With a $5 million gift to fund a chair for Lehigh’s new College of Health, Ellen and Vincent Forlenza ’75 are investing in that college’s future and seeking solutions for health care issues that affect populations around the country and the world. The Ellen and Vincent Forlenza ’75 Chair in Health Innovation and Technology Endowed Fund will enable the college to recruit the very best talent in a fiercely competitive market.
“Now is the right time for Lehigh to launch the College of Health. Having spent 40 years seeing health care systems around the globe — and their challenges with access, sustainability, clinical care, chronic disease, and patient satisfaction — I think there are tremendous opportunities to solve problems and start something new,” said Vince, executive chair of the board of Becton Dickinson (BD), an American multinational medical technology company.
The Ellen and Vincent Forlenza ’75 Chair was created to launch the College of Health’s department of health innovation and technology, where innovators will develop health applications for artificial intelligence, advance analytics and data science, and design cutting-edge devices and technologies to address urgent needs in population health.
“With this chair, we’re hoping to find a leader who is a thoughtful risk-taker and a great facilitator of academic-industry partnerships,” Vince said. “At the end of the day, it’s going to be someone who has a real passion for improving health care around the globe.”
“Vince and Ellen’s commitment to creating and guiding the College of Health is foundational,” said President John D. Simon ’19P. “We appreciate their generous gift, as well as the time and invaluable insight Vince put into planning to make the college a reality and to searching for its inaugural dean, Whitney Witt.”
It was Vince’s involvement in the work to create and launch a college of health that provided the impetus for the Forlenzas’ gift and Vince’s return to a position on Lehigh University’s Board of Trustees after a three-year hiatus.
“It was a pleasure working with John Simon, (former Provost) Pat Farrell, and others on the vision for a college of health and the search for its dean. I felt that, if I was one of the small number of people recommending this strategy to the Board, I should be willing to step up and support it, both financially and as a Board member,” Vince said.
The Forlenzas believe in the mission of the College of Health to educate population health leaders who will have an impact on the community, nation, and world. “The challenges of health care are not going to be solved on a patient-by-patient basis,” Ellen said. “They’re going to be addressed by looking at the whole system as a big picture. All these big needs touch individual lives.”

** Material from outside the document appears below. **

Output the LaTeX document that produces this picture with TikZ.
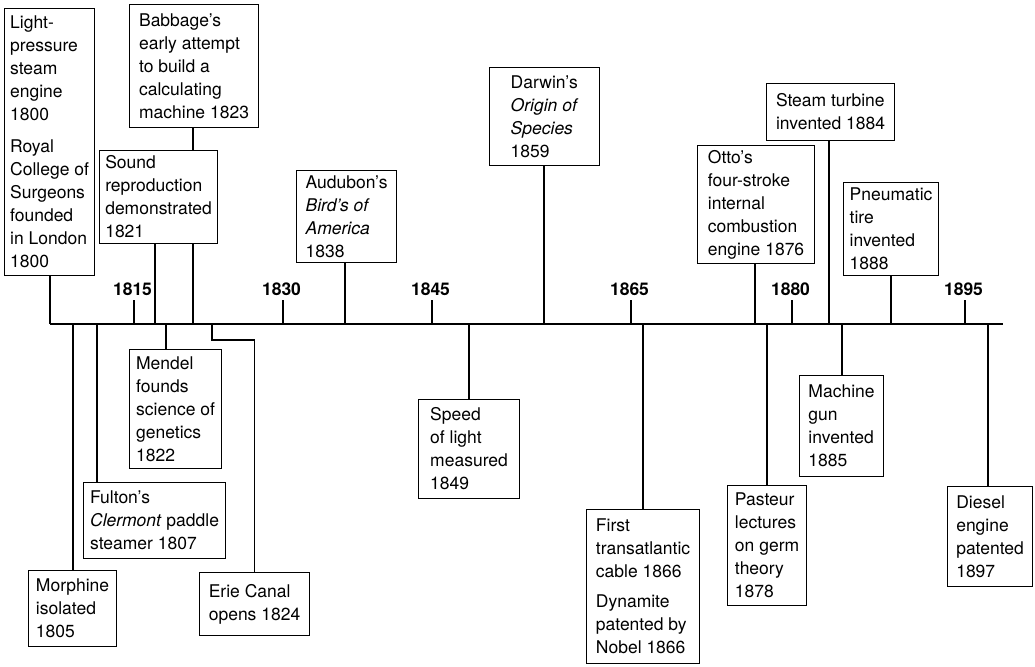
\documentclass[tikz,border=0pt]{standalone}
\usepackage{fontspec}
\setmainfont{TeX Gyre Heros}
\begin{document}
\begin{tikzpicture}[x=1pt,y=-1pt,
  line width=1.1pt,
  evbox/.style={draw, fill=white, anchor=north west, align=left,
    inner xsep=0pt, inner ysep=0pt,
    font=\fontsize{17.5}{23}\selectfont},
  yearlbl/.style={anchor=base, inner sep=0pt,
    font=\fontsize{17.5}{20}\selectfont\bfseries},
]
% canvas
\fill[white] (0,0) rectangle (1035,666);
\useasboundingbox (0,0) rectangle (1035,666);

% event boxes: position is the top-left corner, size set explicitly
\newcommand{\evt}[6]{%
  \node[evbox, minimum width=#4-#2, minimum height=#5-#3] (#1) at (#2,#3) {#6};}

% above the axis
\evt{light}{4}{8}{94}{275}{Light-\\pressure\\steam\\engine\\1800\\[9pt]Royal\\College of\\Surgeons\\founded\\in London\\1800}
\evt{babbage}{129}{4}{258}{127}{Babbage's\\early attempt\\to build a\\calculating\\machine 1823}
\evt{sound}{99}{150}{217}{243}{Sound\\reproduction\\demonstrated\\1821}
\evt{audubon}{296}{170}{396}{262}{Audubon's\\\textit{Bird's of}\\\textit{America}\\1838}
\evt{darwin}{489}{67}{599}{165}{Darwin's\\\textit{Origin of}\\\textit{Species}\\1859}
\evt{otto}{697}{145}{814}{263}{Otto's\\four-stroke\\internal\\combustion\\engine 1876}
\evt{turbine}{766}{83}{894}{140}{Steam turbine\\invented 1884}
\evt{tire}{843}{182}{938}{275}{Pneumatic\\tire\\invented\\1888}

% below the axis
\evt{mendel}{129}{349}{221}{468}{Mendel\\founds\\science of\\genetics\\1822}
\evt{morphine}{28}{570}{116}{646}{Morphine\\isolated\\1805}
\evt{fulton}{83}{482}{225}{558}{Fulton's\\\textit{Clermont} paddle\\steamer 1807}
\evt{erie}{199}{572}{309}{635}{Erie Canal\\opens 1824}
\evt{light2}{418}{399}{519}{498}{Speed\\of light\\measured\\1849}
\evt{cable}{586}{509}{699}{663}{First\\transatlantic\\cable 1866\\[7pt]Dynamite\\patented by\\Nobel 1866}
\evt{pasteur}{727}{485}{806}{605}{Pasteur\\lectures\\on germ\\theory\\1878}
\evt{gun}{799}{375}{883}{476}{Machine\\gun\\invented\\1885}
\evt{diesel}{947}{486}{1032}{586}{Diesel\\engine\\patented\\1897}

% the time axis
\coordinate (axL) at (50,324);
\coordinate (axR) at (1003,324);
\draw (axL) -- (axR);

% year ticks and labels
\foreach \yr/\px in {1815/134, 1830/283, 1845/432, 1865/631, 1880/792, 1895/965}{
  \coordinate (tick\yr) at (\px,324);
  \draw (tick\yr) -- ++(0,-24) coordinate (tktop\yr);
  \node[yearlbl] (lbl\yr) at (\px-1.5,295) {\yr};
}

% attachment points on the axis
\coordinate (p1800)  at (50,324);
\coordinate (p1805)  at (73,324);
\coordinate (p1807)  at (97,324);
\coordinate (p1821)  at (155,324);
\coordinate (p1822)  at (166,324);
\coordinate (p1823)  at (193,324);
\coordinate (p1824)  at (212,324);
\coordinate (p1838)  at (345,324);
\coordinate (p1849)  at (469,324);
\coordinate (p1859)  at (544,324);
\coordinate (p1866)  at (643,324);
\coordinate (p1876)  at (755,324);
\coordinate (p1878)  at (767,324);
\coordinate (p1884)  at (829,324);
\coordinate (p1885)  at (842,324);
\coordinate (p1888)  at (891,324);
\coordinate (p1897)  at (988,324);

% connectors above the axis
\draw (light.south -| p1800) -- (p1800);
\draw (babbage.south -| p1823) -- (sound.north -| p1823);
\draw (sound.south -| p1823) -- (p1823);
\draw (sound.south -| p1821) -- (p1821);
\draw (audubon.south -| p1838) -- (p1838);
\draw (darwin.south -| p1859) -- (p1859);
\draw (otto.south -| p1876) -- (p1876);
\draw (turbine.south -| p1884) -- (p1884);
\draw (tire.south -| p1888) -- (p1888);

% connectors below the axis
\draw (p1805) -- (morphine.north -| p1805);
\draw (p1807) -- (fulton.north -| p1807);
\draw (p1822) -- (mendel.north -| p1822);
\draw (p1824) -- ++(0,16) -| (erie.north);
\draw (p1849) -- (light2.north -| p1849);
\draw (p1866) -- (cable.north -| p1866);
\draw (p1878) -- (pasteur.north -| p1878);
\draw (p1885) -- (gun.north -| p1885);
\draw (p1897) -- (diesel.north -| p1897);
\end{tikzpicture}
\end{document}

Opened on August 21, 2020, Lehigh’s College of Health is the first institution in the world to offer undergraduate, graduate, and executive degrees and certificates in population health with a focus on health innovation and technology.
“Health innovation and technology is the cornerstone of the College of Health. On behalf of the entire college, we are deeply honored that Vince and Ellen have so generously committed to this strategic recruitment,” said Whitney P. Witt, inaugural dean of the College of Health. “This Endowed Chair will be the catalyst to launch the Department of Health Innovation and Technology, the first of its kind in the world. This leader will create an intellectual home for faculty and students to develop new health applications for artificial intelligence, advance analytics and data science, and design cutting-edge devices and interventions to address pressing problems in population health.”
“The Forlenzas’ gift will fund one of the highest academic awards that a university can bestow on a faculty member: a named, endowed chair,” said Nathan Urban, provost and senior vice president for academic affairs. “It is an important recruiting tool that recognizes and honors the holder of the appointment.”
The challenges of global health care have been Vince’s focus for most of his career. He graduated from Lehigh in 1975 with a bachelor of science in chemical engineering and worked for a few years in the chemical industry while earning his MBA from the University of Pennsylvania’s Wharton School. He began in BD’s industrial group in 1980, working for three years before moving over to the health care side of the business. He celebrated 40 years with the company in June 2020, retiring in January 2020 as CEO and becoming executive chair of the board.
Vince thinks the integrated learning approach that he experienced as a student at Lehigh will give College of Health graduates “great flexibility and the ability to be broad thinkers. Ultimately, we want leaders who are passionate about health coming out of this school,” he said. “It takes a very integrated approach to solve the problems in health care. At Lehigh, there’s an openness to try new ways of learning. It has people who want to work together to get their arms around a problem.”
The Forlenzas are committed to problem-solving. In addition to their work with the Quest Foundation, a program that helps teach job skills and find jobs for young adults with autism, Vince has been working with Lehigh to create a COVID-19 testing strategy that ensured testing needs were fulfilled to bring students to campus and keep them safe.